>>>

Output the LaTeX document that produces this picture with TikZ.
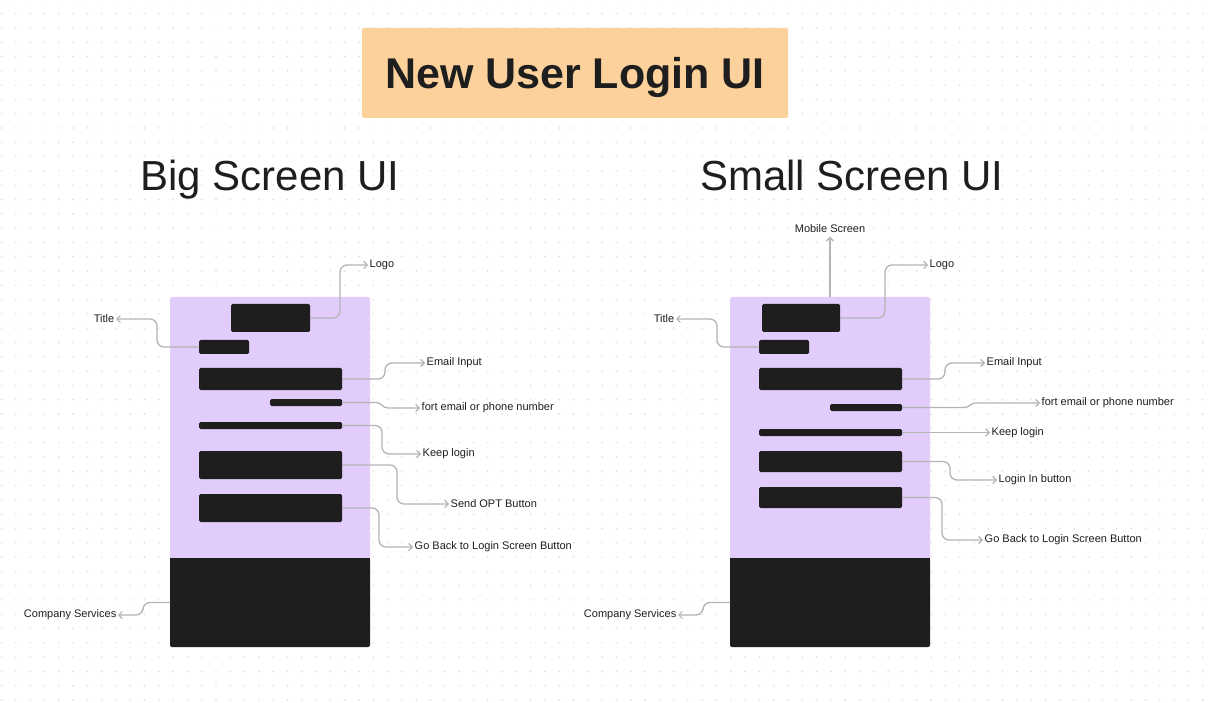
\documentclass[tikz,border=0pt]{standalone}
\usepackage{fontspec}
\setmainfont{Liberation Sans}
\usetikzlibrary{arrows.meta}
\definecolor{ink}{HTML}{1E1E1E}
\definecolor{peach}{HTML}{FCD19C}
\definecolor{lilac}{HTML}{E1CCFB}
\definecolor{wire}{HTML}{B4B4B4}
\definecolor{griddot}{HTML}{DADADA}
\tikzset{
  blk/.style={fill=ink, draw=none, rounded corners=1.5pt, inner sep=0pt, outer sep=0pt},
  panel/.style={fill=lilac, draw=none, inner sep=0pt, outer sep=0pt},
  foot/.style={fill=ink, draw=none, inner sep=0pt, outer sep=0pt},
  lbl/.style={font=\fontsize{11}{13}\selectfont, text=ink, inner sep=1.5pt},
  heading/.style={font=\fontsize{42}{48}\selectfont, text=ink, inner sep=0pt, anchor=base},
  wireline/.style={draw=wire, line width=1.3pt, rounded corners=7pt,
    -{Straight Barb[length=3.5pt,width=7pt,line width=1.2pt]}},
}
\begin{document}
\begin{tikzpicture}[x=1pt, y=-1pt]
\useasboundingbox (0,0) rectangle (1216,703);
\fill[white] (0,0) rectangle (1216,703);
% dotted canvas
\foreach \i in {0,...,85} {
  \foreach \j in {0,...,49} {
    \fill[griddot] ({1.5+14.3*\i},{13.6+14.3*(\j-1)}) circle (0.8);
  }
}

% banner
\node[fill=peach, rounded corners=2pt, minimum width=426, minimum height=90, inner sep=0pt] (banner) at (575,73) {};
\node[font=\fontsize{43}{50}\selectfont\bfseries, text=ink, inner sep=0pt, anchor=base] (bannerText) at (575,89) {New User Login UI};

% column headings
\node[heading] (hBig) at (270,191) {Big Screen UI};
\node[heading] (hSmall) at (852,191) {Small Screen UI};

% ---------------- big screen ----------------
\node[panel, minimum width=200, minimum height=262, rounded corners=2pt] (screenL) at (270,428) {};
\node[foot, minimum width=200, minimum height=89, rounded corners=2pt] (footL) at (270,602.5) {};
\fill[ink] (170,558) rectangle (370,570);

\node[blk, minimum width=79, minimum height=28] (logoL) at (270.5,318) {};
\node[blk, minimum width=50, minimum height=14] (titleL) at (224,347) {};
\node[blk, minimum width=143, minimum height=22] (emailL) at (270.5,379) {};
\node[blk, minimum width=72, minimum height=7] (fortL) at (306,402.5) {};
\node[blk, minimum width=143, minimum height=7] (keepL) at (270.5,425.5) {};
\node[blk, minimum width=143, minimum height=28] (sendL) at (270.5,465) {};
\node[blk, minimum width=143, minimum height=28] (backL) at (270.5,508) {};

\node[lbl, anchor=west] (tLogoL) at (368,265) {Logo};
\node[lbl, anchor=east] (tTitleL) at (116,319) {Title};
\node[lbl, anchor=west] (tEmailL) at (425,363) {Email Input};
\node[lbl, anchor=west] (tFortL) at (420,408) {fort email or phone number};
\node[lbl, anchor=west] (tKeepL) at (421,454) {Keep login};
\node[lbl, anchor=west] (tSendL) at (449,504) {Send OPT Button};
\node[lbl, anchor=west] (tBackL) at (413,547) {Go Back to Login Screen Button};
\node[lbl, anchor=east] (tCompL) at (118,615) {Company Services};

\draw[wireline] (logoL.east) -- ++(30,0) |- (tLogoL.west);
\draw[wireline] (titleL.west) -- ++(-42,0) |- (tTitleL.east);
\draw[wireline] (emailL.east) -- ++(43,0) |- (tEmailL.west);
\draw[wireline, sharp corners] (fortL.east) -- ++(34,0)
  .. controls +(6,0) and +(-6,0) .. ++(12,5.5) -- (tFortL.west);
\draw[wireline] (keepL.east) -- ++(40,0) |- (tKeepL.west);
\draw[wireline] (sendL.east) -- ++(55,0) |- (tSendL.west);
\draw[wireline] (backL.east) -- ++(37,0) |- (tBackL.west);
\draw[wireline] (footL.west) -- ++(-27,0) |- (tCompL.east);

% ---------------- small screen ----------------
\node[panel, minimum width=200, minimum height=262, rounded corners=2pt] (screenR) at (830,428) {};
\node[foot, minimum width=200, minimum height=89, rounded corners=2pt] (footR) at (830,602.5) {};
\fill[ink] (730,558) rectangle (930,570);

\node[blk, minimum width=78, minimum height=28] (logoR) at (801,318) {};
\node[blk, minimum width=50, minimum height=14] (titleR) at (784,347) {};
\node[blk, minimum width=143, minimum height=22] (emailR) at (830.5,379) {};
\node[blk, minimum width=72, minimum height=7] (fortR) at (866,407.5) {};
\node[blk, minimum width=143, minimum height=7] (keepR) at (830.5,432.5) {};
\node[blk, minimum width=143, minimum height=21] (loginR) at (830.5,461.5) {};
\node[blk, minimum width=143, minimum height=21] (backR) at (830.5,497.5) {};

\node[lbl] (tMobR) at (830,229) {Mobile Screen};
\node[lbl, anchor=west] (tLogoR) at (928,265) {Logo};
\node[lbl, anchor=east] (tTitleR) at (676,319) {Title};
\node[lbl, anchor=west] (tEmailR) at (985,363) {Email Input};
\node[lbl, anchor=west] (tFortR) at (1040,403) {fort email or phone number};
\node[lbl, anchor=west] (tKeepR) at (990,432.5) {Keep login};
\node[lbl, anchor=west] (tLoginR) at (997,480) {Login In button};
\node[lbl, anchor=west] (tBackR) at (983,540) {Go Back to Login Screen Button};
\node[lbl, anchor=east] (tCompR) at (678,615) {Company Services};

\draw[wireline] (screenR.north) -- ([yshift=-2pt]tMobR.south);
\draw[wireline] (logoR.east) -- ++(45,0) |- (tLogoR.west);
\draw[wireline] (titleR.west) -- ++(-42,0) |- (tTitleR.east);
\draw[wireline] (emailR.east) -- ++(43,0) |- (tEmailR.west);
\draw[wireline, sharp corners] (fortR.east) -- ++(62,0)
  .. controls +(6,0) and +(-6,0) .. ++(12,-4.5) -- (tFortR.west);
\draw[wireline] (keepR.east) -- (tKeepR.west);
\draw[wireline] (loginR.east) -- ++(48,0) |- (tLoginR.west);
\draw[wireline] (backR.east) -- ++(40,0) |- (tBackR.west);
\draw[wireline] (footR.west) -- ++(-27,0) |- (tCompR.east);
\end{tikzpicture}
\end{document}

<<<

Every line from the top of the material above through the line with "(hSmall) at (852,191)" should be duplicated exactly, please; leave out the pictures.

▶ Result:
Output the LaTeX document that produces this picture with TikZ.
\documentclass[tikz,border=0pt]{standalone}
\usepackage{fontspec}
\setmainfont{Liberation Sans}
\usetikzlibrary{arrows.meta}
\definecolor{ink}{HTML}{1E1E1E}
\definecolor{peach}{HTML}{FCD19C}
\definecolor{lilac}{HTML}{E1CCFB}
\definecolor{wire}{HTML}{B4B4B4}
\definecolor{griddot}{HTML}{DADADA}
\tikzset{
  blk/.style={fill=ink, draw=none, rounded corners=1.5pt, inner sep=0pt, outer sep=0pt},
  panel/.style={fill=lilac, draw=none, inner sep=0pt, outer sep=0pt},
  foot/.style={fill=ink, draw=none, inner sep=0pt, outer sep=0pt},
  lbl/.style={font=\fontsize{11}{13}\selectfont, text=ink, inner sep=1.5pt},
  heading/.style={font=\fontsize{42}{48}\selectfont, text=ink, inner sep=0pt, anchor=base},
  wireline/.style={draw=wire, line width=1.3pt, rounded corners=7pt,
    -{Straight Barb[length=3.5pt,width=7pt,line width=1.2pt]}},
}
\begin{document}
\begin{tikzpicture}[x=1pt, y=-1pt]
\useasboundingbox (0,0) rectangle (1216,703);
\fill[white] (0,0) rectangle (1216,703);
% dotted canvas
\foreach \i in {0,...,85} {
  \foreach \j in {0,...,49} {
    \fill[griddot] ({1.5+14.3*\i},{13.6+14.3*(\j-1)}) circle (0.8);
  }
}

% banner
\node[fill=peach, rounded corners=2pt, minimum width=426, minimum height=90, inner sep=0pt] (banner) at (575,73) {};
\node[font=\fontsize{43}{50}\selectfont\bfseries, text=ink, inner sep=0pt, anchor=base] (bannerText) at (575,89) {New User Login UI};

% column headings
\node[heading] (hBig) at (270,191) {Big Screen UI};
\node[heading] (hSmall) at (852,191) {Small Screen UI};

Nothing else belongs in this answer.